* [EXERCISE DETAILS]
Retype the lines beneath this one, from the first through the line containing "const curveOct16 = [0.88, 0.90, 1.93, 2.70, 4.25, 4.87, 6.67];". Pictures are left out.

* [INFORMATION SUPPLIED]
========

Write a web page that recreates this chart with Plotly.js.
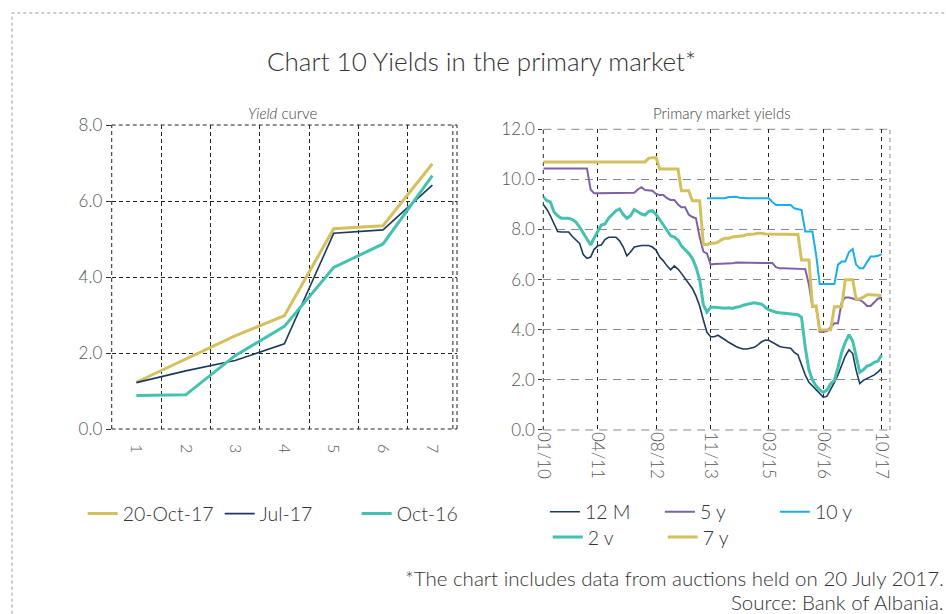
<!DOCTYPE html>
<html>
<head>
<meta charset="utf-8">
<script src="https://cdn.plot.ly/plotly-3.0.1.min.js"></script>
<style>
  html, body { margin: 0; padding: 0; background: #fff; }
  #chart { width: 946px; height: 614px; }
</style>
</head>
<body>
<div id="chart"></div>
<script>
// Yield curve (left panel): maturity buckets 1..7
const maturities = ['1', '2', '3', '4', '5', '6', '7'];
const curveOct17 = [1.23, 1.84, 2.45, 2.98, 5.27, 5.35, 6.98];
const curveJul17 = [1.22, 1.53, 1.80, 2.24, 5.15, 5.24, 6.42];
const curveOct16 = [0.88, 0.90, 1.93, 2.70, 4.25, 4.87, 6.67];

// Primary market yields (right panel): monthly, Jan 2010 .. Oct 2017
const firstMonth = [2010, 1];
const monthCount = 94;
const yield12M = [9.0, 8.8, 8.55, 8.2, 7.92, 7.9, 7.9, 7.9, 7.72, 7.6,
  7.45, 7.0, 6.85, 6.9, 7.2, 7.35, 7.38, 7.6, 7.69, 7.69,
  7.69, 7.55, 7.3, 6.95, 7.1, 7.3, 7.34, 7.36, 7.36, 7.36,
  7.3, 7.18, 6.9, 6.75, 6.55, 6.39, 6.55, 6.42, 6.25, 6.05,
  5.9, 5.65, 5.35, 4.95, 4.39, 3.9, 3.72, 3.72, 3.78, 3.7,
  3.6, 3.5, 3.4, 3.33, 3.27, 3.23, 3.23, 3.26, 3.3, 3.4,
  3.52, 3.59, 3.58, 3.5, 3.4, 3.33, 3.3, 3.28, 3.26, 3.1,
  3.0, 2.6, 2.2, 1.9, 1.75, 1.6, 1.45, 1.3, 1.35, 1.6,
  1.9, 2.2, 2.55, 2.95, 3.2, 3.05, 2.4, 1.85, 1.98, 2.05,
  2.12, 2.2, 2.32, 2.46];
const yield5y = [10.44, 10.44, 10.44, 10.44, 10.44, 10.44, 10.44, 10.44, 10.44, 10.44,
  10.44, 10.44, 10.44, 9.6, 9.45, 9.45, 9.45, 9.45, 9.45, 9.45,
  9.45, 9.45, 9.45, 9.45, 9.45, 9.47, 9.6, 9.69, 9.58, 9.55,
  9.55, 9.42, 9.38, 9.38, 9.25, 9.18, 9.18, 9.0, 8.89, 8.89,
  8.6, 8.5, 8.45, 7.7, 7.12, 7.05, 6.6, 6.62, 6.62, 6.63,
  6.63, 6.65, 6.65, 6.68, 6.68, 6.68, 6.68, 6.68, 6.68, 6.68,
  6.68, 6.68, 6.68, 6.66, 6.5, 6.45, 6.45, 6.45, 6.45, 6.45,
  6.45, 6.42, 6.42, 5.8, 4.92, 4.95, 3.92, 3.92, 3.95, 4.1,
  4.26, 4.26, 5.1, 5.29, 5.29, 5.25, 5.2, 5.19, 5.1, 4.95,
  4.95, 5.1, 5.25, 5.27];
const yield10y = [null, null, null, null, null, null, null, null, null, null,
  null, null, null, null, null, null, null, null, null, null,
  null, null, null, null, null, null, null, null, null, null,
  null, null, null, null, null, null, null, null, null, null,
  null, null, null, null, null, 9.25, 9.25, 9.25, 9.25, 9.25,
  9.25, 9.3, 9.31, 9.31, 9.27, 9.25, 9.25, 9.25, 9.25, 9.25,
  9.25, 9.25, 9.25, 9.1, 8.98, 8.98, 8.98, 8.98, 8.98, 8.85,
  8.8, 8.78, 7.92, 7.92, 7.92, 7.0, 5.83, 5.83, 5.83, 5.83,
  5.83, 6.6, 6.72, 6.72, 7.1, 7.22, 6.6, 6.45, 6.45, 6.7,
  6.92, 6.92, 6.95, 7.02];
const yield2y = [9.3, 9.15, 9.1, 8.7, 8.55, 8.45, 8.45, 8.45, 8.4, 8.3,
  8.1, 7.85, 7.6, 7.38, 7.65, 7.92, 8.18, 8.22, 8.45, 8.6,
  8.75, 8.82, 8.6, 8.45, 8.55, 8.8, 8.7, 8.62, 8.58, 8.72,
  8.75, 8.6, 8.4, 8.2, 7.95, 7.75, 7.7, 7.58, 7.35, 7.2,
  7.05, 6.85, 6.5, 6.0, 5.0, 4.7, 4.9, 4.9, 4.88, 4.85,
  4.86, 4.88, 4.85, 4.9, 4.92, 4.98, 5.0, 5.05, 5.08, 5.05,
  5.02, 4.9, 4.8, 4.75, 4.7, 4.68, 4.66, 4.64, 4.62, 4.6,
  4.6, 4.5, 3.3, 2.4, 2.0, 1.75, 1.6, 1.5, 1.6, 1.85,
  1.98, 2.5, 3.1, 3.5, 3.8, 3.55, 2.9, 2.3, 2.4, 2.55,
  2.6, 2.7, 2.75, 2.99];
const yield7y = [10.7, 10.7, 10.7, 10.7, 10.7, 10.7, 10.7, 10.7, 10.7, 10.7,
  10.7, 10.7, 10.7, 10.7, 10.7, 10.7, 10.7, 10.7, 10.7, 10.7,
  10.7, 10.7, 10.7, 10.7, 10.7, 10.7, 10.7, 10.7, 10.7, 10.85,
  10.87, 10.87, 10.42, 10.42, 10.42, 10.42, 10.42, 10.42, 9.55, 9.55,
  9.55, 9.15, 9.15, 9.15, 7.4, 7.4, 7.45, 7.45, 7.5, 7.6,
  7.65, 7.65, 7.7, 7.72, 7.72, 7.75, 7.8, 7.8, 7.82, 7.85,
  7.85, 7.82, 7.82, 7.8, 7.8, 7.8, 7.8, 7.8, 7.8, 7.8,
  7.8, 6.78, 6.78, 6.78, 4.95, 4.95, 3.99, 4.0, 4.0, 4.0,
  4.92, 4.92, 4.92, 6.0, 6.0, 6.0, 5.23, 5.23, 5.3, 5.4,
  5.4, 5.4, 5.38, 5.36];

const dateTicks = ['2010-01-01', '2011-04-01', '2012-08-01', '2013-11-01', '2015-03-01', '2016-06-01', '2017-10-01'];
const dateTickText = ['01/10', '04/11', '08/12', '11/13', '03/15', '06/16', '10/17'];

// month strings for the x axis of the right panel
const months = [];
for (let i = 0; i < monthCount; i++) {
  const y = firstMonth[0] + Math.floor((firstMonth[1] - 1 + i) / 12);
  const m = (firstMonth[1] - 1 + i) % 12 + 1;
  months.push(y + '-' + String(m).padStart(2, '0') + '-01');
}

const gold = '#d4c05c';
const navy = '#1c3a5e';
const teal = '#45c1b0';
const purple = '#7e60a8';
const sky = '#1aaeea';

const data = [
  {x: maturities, y: curveOct17, name: '20-Oct-17', type: 'scatter', mode: 'lines',
   line: {color: gold, width: 3}, xaxis: 'x', yaxis: 'y', legend: 'legend'},
  {x: maturities, y: curveJul17, name: 'Jul-17', type: 'scatter', mode: 'lines',
   line: {color: navy, width: 1.6}, xaxis: 'x', yaxis: 'y', legend: 'legend'},
  {x: maturities, y: curveOct16, name: 'Oct-16', type: 'scatter', mode: 'lines',
   line: {color: teal, width: 3}, xaxis: 'x', yaxis: 'y', legend: 'legend'},

  {x: months, y: yield12M, name: '12 M', type: 'scatter', mode: 'lines',
   line: {color: navy, width: 1.6}, xaxis: 'x2', yaxis: 'y2', legend: 'legend2'},
  {x: months, y: yield5y, name: '5 y', type: 'scatter', mode: 'lines',
   line: {color: purple, width: 2}, xaxis: 'x2', yaxis: 'y2', legend: 'legend2'},
  {x: months, y: yield10y, name: '10 y', type: 'scatter', mode: 'lines',
   line: {color: sky, width: 2}, xaxis: 'x2', yaxis: 'y2', legend: 'legend2'},
  {x: months, y: yield2y, name: '2 v', type: 'scatter', mode: 'lines',
   line: {color: teal, width: 3}, xaxis: 'x2', yaxis: 'y2', legend: 'legend3'},
  {x: months, y: yield7y, name: '7 y', type: 'scatter', mode: 'lines',
   line: {color: gold, width: 3}, xaxis: 'x2', yaxis: 'y2', legend: 'legend3'}
];

const FONT = 'Lato, sans-serif';
const LIGHT = 300;
const tickFont = {family: FONT, size: 17, color: '#555', weight: LIGHT};
const legendFont = {family: FONT, size: 19.5, color: '#333', weight: LIGHT};

const dashBlack = {color: '#222', width: 1, dash: '4px,3px'};
const dashGrey = {color: '#888', width: 1, dash: '8px,6px'};

const layout = {
  width: 946,
  height: 614,
  margin: {l: 0, r: 0, t: 0, b: 0},
  paper_bgcolor: '#fff',
  plot_bgcolor: '#fff',
  font: {family: FONT, color: '#444', weight: LIGHT},
  hovermode: false,
  title: {
    text: 'Chart 10 Yields in the primary market*',
    x: 0.509, xanchor: 'center', xref: 'paper',
    y: 0.899, yanchor: 'middle', yref: 'paper',
    font: {family: FONT, size: 26, color: '#333', weight: LIGHT}
  },
  xaxis: {
    domain: [0.1181, 0.4831], anchor: 'y',
    type: 'category', tickson: 'boundaries', range: [-0.5, 6.5],
    showgrid: true, gridcolor: '#222', gridwidth: 1, griddash: '4px,3px',
    showline: false, zeroline: false, ticks: '',
    tickangle: 90, tickfont: {family: FONT, size: 16, color: '#555', weight: LIGHT},
    ticklabelstandoff: 14
  },
  yaxis: {
    domain: [0.3013, 0.7964], anchor: 'x',
    range: [0, 8], dtick: 2, tickformat: '.1f',
    showgrid: true, gridcolor: '#222', gridwidth: 1, griddash: '4px,3px',
    showline: false, zeroline: false,
    ticks: 'outside', ticklen: 5, tickcolor: '#333', tickfont: tickFont
  },
  xaxis2: {
    domain: [0.5743, 0.9408], anchor: 'y2',
    type: 'date', range: ['2010-01-01', '2017-12-10'],
    tickmode: 'array', tickvals: dateTicks, ticktext: dateTickText,
    showgrid: true, gridcolor: '#222', gridwidth: 1, griddash: '4px,4px',
    showline: false, zeroline: false, ticks: '',
    tickangle: 90, tickfont: tickFont, ticklabelstandoff: 1
  },
  yaxis2: {
    domain: [0.2997, 0.7894], anchor: 'x2',
    range: [0, 12], dtick: 2, tickformat: '.1f',
    showgrid: true, gridcolor: '#888', gridwidth: 1, griddash: '8px,6px',
    showline: false, zeroline: false,
    ticks: 'outside', ticklen: 4, tickcolor: '#333', tickfont: tickFont
  },
  legend: {
    orientation: 'h', x: 0.0874, xanchor: 'left', y: 0.163, yanchor: 'middle',
    font: legendFont, bgcolor: 'rgba(0,0,0,0)', itemwidth: 30,
    entrywidth: 92, entrywidthmode: 'pixels', traceorder: 'normal'
  },
  legend2: {
    orientation: 'h', x: 0.576, xanchor: 'left', y: 0.166, yanchor: 'middle',
    font: legendFont, bgcolor: 'rgba(0,0,0,0)', itemwidth: 30,
    entrywidth: 70, entrywidthmode: 'pixels', traceorder: 'normal'
  },
  legend3: {
    orientation: 'h', x: 0.579, xanchor: 'left', y: 0.125, yanchor: 'middle',
    font: legendFont, bgcolor: 'rgba(0,0,0,0)', itemwidth: 30,
    entrywidth: 70, entrywidthmode: 'pixels', traceorder: 'normal'
  },
  annotations: [
    {text: '<i>Yield</i> curve', xref: 'paper', yref: 'paper', x: 0.299, y: 0.816,
     xanchor: 'center', yanchor: 'middle', showarrow: false,
     font: {family: FONT, size: 15, color: '#444', weight: LIGHT}},
    {text: 'Primary market yields', xref: 'paper', yref: 'paper', x: 0.763, y: 0.816,
     xanchor: 'center', yanchor: 'middle', showarrow: false,
     font: {family: FONT, size: 15, color: '#444', weight: LIGHT}},
    {text: '*The chart includes data from auctions held on 20 July 2017.', xref: 'paper', yref: 'paper',
     x: 1.0, y: 0.0586, xanchor: 'right', yanchor: 'middle', showarrow: false,
     font: {family: FONT, size: 20.5, color: '#333', weight: LIGHT}},
    {text: 'Source: Bank of Albania.', xref: 'paper', yref: 'paper',
     x: 1.0, y: 0.0195, xanchor: 'right', yanchor: 'middle', showarrow: false,
     font: {family: FONT, size: 20.5, color: '#333', weight: LIGHT}}
  ],
  shapes: [
    // outer dashed frame
    {type: 'rect', xref: 'paper', yref: 'paper', x0: 12 / 946, x1: 1.05, y0: -0.05, y1: 1 - 13 / 614,
     line: {color: '#999', width: 1, dash: '3px,3px'}},
    // frame of the yield curve panel
    {type: 'line', layer: 'below', xref: 'x domain', yref: 'y domain', x0: 0, x1: 0, y0: 0, y1: 1, line: dashBlack},
    {type: 'line', layer: 'below', xref: 'x domain', yref: 'y domain', x0: 1, x1: 1, y0: 0, y1: 1, line: dashBlack},
    {type: 'line', layer: 'below', xref: 'x domain', yref: 'y domain', x0: 0.988, x1: 0.988, y0: 0, y1: 1, line: dashBlack},
    {type: 'line', layer: 'below', xref: 'x domain', yref: 'y domain', x0: 0, x1: 1, y0: 0, y1: 0, line: dashBlack},
    {type: 'line', layer: 'below', xref: 'x domain', yref: 'y domain', x0: 0, x1: 1, y0: 1, y1: 1, line: dashBlack},
    // frame of the primary market panel
    {type: 'line', layer: 'below', xref: 'x2 domain', yref: 'y2 domain', x0: 0, x1: 0, y0: 0, y1: 1,
     line: {color: '#222', width: 1, dash: '4px,4px'}},
    {type: 'line', layer: 'below', xref: 'x2 domain', yref: 'y2 domain', x0: 1, x1: 1, y0: 0, y1: 1,
     line: {color: '#888', width: 1, dash: '4px,4px'}},
    {type: 'line', layer: 'below', xref: 'x2 domain', yref: 'y2 domain', x0: 0, x1: 1, y0: 0, y1: 0, line: dashGrey},
    {type: 'line', layer: 'below', xref: 'x2 domain', yref: 'y2 domain', x0: 0, x1: 1, y0: 1, y1: 1, line: dashGrey}
  ]
};

Plotly.newPlot('chart', data, layout, {staticPlot: true, displayModeBar: false});
</script>
</body>
</html>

========

* [EXPECTED ANSWER]
Write a web page that recreates this chart with Plotly.js.
<!DOCTYPE html>
<html>
<head>
<meta charset="utf-8">
<script src="https://cdn.plot.ly/plotly-3.0.1.min.js"></script>
<style>
  html, body { margin: 0; padding: 0; background: #fff; }
  #chart { width: 946px; height: 614px; }
</style>
</head>
<body>
<div id="chart"></div>
<script>
// Yield curve (left panel): maturity buckets 1..7
const maturities = ['1', '2', '3', '4', '5', '6', '7'];
const curveOct17 = [1.23, 1.84, 2.45, 2.98, 5.27, 5.35, 6.98];
const curveJul17 = [1.22, 1.53, 1.80, 2.24, 5.15, 5.24, 6.42];
const curveOct16 = [0.88, 0.90, 1.93, 2.70, 4.25, 4.87, 6.67];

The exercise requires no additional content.